TASK DETAILS:
Leave the pictures out. Retype exactly the lines below from the one containing "Recreate this image" through the one containing "dates = pd.date_range('2008-06-01', '2020-06-01', freq='MS')", and no others.

LISTING:
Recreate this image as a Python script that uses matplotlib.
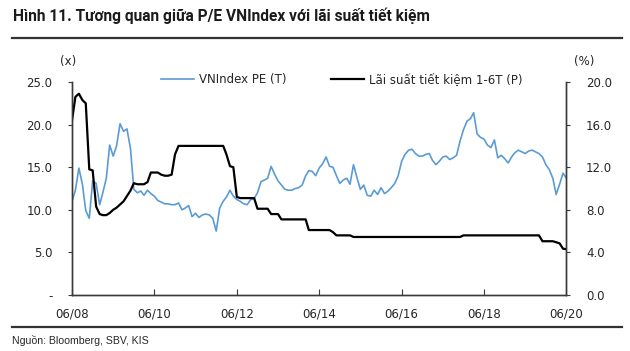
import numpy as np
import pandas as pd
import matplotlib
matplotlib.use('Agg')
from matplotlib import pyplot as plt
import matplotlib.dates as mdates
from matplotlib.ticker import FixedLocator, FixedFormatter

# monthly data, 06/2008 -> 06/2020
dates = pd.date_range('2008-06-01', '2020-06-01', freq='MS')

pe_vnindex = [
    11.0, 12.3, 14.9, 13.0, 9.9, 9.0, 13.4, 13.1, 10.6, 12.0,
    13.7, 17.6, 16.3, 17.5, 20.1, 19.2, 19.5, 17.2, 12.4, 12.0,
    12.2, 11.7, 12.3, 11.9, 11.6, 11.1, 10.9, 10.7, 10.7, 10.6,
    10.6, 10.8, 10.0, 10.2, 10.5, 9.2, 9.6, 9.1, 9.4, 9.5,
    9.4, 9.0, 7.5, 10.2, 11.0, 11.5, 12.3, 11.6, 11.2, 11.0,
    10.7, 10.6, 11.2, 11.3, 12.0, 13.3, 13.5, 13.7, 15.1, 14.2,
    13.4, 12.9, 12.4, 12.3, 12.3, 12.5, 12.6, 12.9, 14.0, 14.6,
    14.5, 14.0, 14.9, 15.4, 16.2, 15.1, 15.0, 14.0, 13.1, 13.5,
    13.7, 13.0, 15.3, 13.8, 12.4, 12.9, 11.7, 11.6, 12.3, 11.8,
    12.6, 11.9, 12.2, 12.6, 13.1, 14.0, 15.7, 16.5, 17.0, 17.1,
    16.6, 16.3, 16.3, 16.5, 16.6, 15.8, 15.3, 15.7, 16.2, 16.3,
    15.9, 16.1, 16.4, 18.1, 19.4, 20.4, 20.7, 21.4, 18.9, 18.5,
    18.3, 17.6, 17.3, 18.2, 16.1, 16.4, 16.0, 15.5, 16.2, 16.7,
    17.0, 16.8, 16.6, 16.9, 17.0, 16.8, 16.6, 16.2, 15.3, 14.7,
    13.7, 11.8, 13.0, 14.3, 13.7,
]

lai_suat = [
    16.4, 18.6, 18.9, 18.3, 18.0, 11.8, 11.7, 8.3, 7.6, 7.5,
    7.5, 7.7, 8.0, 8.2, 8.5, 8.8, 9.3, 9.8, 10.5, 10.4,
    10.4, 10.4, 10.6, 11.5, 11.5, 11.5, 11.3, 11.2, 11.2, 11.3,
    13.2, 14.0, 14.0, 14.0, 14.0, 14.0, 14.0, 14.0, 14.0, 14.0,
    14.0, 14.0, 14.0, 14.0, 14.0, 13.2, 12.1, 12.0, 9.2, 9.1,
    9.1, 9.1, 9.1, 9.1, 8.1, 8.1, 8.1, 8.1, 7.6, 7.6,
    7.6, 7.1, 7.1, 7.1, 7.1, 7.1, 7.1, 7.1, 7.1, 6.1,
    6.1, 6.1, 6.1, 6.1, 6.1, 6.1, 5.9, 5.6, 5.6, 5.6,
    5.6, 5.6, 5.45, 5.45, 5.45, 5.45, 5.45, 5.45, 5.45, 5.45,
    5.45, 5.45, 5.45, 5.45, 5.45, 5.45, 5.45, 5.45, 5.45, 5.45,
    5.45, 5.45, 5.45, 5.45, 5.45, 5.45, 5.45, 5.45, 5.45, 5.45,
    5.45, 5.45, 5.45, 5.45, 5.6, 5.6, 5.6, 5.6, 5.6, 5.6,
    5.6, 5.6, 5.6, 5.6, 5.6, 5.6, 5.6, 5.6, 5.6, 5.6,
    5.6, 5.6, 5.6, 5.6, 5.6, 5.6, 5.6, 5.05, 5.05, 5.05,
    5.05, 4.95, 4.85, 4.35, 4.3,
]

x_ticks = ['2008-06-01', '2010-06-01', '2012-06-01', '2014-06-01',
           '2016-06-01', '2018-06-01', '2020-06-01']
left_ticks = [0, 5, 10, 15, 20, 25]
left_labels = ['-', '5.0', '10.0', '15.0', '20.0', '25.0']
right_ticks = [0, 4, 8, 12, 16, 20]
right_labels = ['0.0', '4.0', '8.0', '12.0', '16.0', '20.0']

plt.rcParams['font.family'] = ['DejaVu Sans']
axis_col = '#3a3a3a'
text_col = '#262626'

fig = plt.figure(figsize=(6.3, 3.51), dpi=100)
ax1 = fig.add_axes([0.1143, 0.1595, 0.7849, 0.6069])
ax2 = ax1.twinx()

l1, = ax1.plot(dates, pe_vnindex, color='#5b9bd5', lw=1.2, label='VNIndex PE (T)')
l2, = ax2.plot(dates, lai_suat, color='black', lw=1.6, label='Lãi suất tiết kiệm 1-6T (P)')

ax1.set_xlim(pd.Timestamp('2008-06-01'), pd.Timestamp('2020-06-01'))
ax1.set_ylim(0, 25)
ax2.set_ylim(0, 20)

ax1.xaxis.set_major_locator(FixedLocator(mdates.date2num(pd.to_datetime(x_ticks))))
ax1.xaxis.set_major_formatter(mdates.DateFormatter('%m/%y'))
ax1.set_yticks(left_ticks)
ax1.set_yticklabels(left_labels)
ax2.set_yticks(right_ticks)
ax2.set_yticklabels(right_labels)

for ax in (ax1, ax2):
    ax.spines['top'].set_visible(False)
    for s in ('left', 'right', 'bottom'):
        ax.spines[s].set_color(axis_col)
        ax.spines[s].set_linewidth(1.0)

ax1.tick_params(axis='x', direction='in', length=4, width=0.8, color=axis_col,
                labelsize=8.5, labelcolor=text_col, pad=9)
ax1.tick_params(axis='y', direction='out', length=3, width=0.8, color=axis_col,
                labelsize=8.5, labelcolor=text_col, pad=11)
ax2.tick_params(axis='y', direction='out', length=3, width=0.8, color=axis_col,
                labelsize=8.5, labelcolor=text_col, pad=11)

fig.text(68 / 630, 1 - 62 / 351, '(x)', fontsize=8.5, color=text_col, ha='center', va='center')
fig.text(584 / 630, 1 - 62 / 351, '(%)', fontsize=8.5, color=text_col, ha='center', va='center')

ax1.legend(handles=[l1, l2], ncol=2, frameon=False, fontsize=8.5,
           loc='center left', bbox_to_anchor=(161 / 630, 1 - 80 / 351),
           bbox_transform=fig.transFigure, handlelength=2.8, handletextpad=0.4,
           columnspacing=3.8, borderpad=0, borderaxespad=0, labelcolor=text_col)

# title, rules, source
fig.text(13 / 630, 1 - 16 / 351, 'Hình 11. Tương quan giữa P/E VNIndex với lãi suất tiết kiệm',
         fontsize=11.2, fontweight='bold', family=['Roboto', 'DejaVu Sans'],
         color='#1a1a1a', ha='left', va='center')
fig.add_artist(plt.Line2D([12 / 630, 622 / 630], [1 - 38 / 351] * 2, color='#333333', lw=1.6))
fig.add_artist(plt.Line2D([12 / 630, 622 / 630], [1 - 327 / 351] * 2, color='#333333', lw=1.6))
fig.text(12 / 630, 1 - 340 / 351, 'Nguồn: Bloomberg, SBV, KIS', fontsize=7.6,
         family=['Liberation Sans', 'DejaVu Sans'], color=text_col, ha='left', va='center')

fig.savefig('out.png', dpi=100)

---

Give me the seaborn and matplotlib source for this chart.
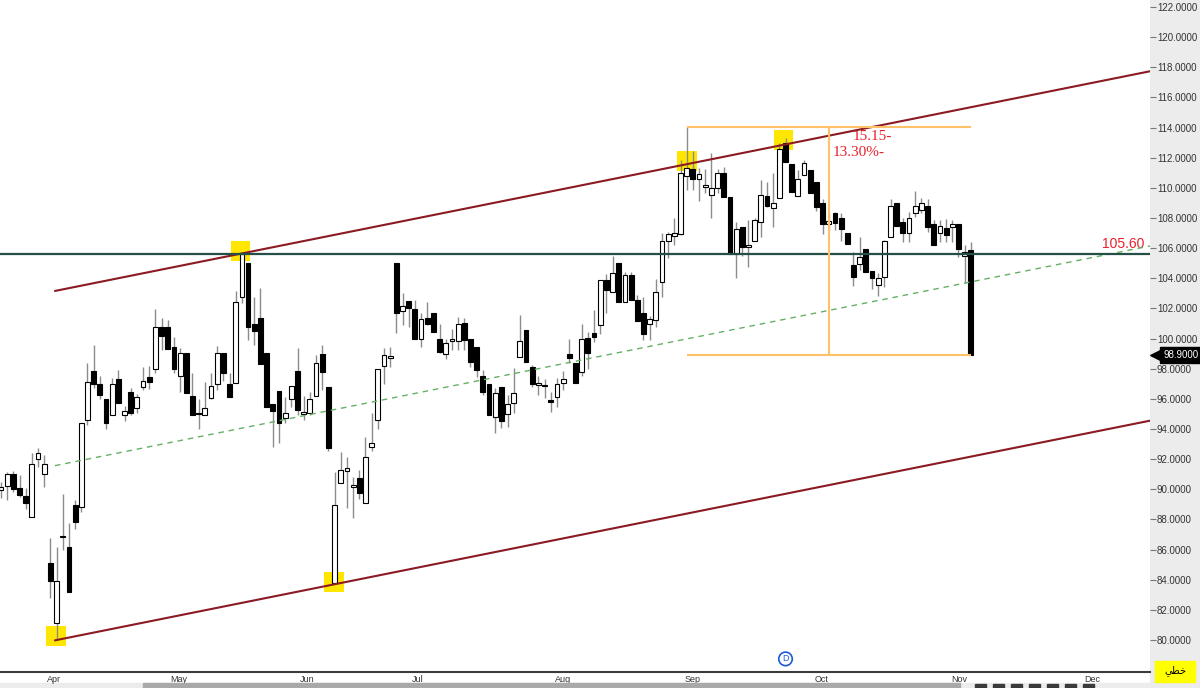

--

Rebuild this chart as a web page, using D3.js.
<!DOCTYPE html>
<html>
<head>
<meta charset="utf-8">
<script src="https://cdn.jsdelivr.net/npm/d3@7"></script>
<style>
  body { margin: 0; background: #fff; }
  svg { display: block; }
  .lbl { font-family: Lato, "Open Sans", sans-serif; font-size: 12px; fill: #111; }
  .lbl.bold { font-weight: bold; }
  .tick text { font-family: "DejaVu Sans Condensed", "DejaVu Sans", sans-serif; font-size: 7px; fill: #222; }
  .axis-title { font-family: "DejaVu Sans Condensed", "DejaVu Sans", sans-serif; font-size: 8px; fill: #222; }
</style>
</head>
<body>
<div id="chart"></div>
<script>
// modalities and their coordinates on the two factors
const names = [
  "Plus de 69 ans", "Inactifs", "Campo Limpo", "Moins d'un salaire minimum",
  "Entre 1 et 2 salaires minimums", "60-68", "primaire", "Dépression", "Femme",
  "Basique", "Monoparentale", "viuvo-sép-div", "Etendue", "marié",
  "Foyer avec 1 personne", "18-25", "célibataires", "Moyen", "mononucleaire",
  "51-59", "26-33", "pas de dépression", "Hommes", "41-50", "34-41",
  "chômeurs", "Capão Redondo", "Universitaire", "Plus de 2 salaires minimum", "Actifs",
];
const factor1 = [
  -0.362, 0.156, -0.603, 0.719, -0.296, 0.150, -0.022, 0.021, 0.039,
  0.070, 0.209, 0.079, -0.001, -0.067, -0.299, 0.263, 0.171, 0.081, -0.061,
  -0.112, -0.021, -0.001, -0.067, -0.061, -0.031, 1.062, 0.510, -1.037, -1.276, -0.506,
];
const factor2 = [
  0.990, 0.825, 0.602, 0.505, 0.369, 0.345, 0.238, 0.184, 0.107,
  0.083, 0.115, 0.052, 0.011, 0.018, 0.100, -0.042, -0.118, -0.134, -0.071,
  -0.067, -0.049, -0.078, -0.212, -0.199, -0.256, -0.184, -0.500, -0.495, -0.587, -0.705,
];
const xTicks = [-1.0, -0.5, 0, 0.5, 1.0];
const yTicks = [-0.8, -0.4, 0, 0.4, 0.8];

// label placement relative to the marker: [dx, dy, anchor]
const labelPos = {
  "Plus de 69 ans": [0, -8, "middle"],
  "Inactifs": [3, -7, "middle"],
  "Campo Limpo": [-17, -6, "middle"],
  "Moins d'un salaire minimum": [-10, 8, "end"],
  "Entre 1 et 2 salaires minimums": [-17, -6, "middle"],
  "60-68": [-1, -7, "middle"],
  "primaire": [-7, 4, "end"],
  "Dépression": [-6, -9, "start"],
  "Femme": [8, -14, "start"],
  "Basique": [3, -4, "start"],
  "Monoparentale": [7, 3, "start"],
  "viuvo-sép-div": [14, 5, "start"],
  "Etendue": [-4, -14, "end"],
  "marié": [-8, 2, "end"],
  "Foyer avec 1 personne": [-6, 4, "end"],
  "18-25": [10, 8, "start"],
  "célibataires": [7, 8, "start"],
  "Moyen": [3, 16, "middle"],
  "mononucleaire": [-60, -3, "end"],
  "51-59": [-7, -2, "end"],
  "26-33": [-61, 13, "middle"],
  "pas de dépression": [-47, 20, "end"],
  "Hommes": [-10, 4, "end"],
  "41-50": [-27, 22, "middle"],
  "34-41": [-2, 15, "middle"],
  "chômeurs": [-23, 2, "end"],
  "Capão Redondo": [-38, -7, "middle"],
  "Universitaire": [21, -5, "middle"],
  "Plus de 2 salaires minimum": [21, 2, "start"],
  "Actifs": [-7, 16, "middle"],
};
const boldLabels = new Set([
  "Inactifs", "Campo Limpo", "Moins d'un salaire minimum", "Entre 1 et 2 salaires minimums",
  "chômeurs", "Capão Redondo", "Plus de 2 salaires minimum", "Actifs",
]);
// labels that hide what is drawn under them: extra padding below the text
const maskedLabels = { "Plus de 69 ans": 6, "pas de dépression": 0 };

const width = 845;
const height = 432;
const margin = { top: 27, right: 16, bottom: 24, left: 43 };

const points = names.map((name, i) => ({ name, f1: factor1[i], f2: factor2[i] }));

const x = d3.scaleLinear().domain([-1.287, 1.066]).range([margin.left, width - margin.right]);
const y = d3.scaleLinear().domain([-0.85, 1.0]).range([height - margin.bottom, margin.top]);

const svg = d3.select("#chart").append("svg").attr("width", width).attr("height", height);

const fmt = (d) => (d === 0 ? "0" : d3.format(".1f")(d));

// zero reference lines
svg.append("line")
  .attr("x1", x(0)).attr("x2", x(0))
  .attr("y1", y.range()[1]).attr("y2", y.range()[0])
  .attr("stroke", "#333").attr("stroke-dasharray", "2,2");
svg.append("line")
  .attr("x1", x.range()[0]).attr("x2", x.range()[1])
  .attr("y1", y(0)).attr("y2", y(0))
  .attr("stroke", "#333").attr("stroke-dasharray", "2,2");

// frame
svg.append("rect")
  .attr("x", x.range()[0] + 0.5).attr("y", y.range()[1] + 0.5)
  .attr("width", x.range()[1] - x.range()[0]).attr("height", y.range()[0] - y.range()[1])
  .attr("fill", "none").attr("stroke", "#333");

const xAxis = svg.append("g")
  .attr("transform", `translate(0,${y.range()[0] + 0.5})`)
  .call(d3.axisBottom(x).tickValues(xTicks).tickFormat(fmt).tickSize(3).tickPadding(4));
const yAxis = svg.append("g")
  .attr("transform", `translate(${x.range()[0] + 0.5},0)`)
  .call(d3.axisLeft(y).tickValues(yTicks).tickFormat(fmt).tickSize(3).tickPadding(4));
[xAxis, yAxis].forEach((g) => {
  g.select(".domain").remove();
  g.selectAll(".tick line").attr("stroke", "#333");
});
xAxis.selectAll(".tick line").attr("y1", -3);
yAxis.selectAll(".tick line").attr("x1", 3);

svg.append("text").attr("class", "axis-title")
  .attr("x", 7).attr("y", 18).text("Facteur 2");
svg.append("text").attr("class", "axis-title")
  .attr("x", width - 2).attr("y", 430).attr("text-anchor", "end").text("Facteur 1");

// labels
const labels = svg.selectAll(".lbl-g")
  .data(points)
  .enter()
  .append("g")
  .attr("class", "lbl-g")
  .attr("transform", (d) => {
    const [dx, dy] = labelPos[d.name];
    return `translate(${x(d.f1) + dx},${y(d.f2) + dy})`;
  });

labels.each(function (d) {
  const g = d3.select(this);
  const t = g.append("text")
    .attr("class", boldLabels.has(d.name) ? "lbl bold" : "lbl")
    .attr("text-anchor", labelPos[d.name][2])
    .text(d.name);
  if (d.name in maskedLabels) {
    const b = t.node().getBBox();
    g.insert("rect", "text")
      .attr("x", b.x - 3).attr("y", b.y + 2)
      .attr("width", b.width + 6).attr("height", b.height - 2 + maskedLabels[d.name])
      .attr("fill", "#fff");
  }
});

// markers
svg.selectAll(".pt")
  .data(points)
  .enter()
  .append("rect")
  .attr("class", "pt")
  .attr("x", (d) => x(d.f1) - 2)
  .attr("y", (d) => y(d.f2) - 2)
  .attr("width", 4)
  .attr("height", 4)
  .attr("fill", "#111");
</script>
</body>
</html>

EXPECTED ANSWER:
Recreate this image as a Python script that uses matplotlib.
import numpy as np
import pandas as pd
import matplotlib
matplotlib.use('Agg')
from matplotlib import pyplot as plt
import matplotlib.dates as mdates
from matplotlib.ticker import FixedLocator, FixedFormatter

# monthly data, 06/2008 -> 06/2020
dates = pd.date_range('2008-06-01', '2020-06-01', freq='MS')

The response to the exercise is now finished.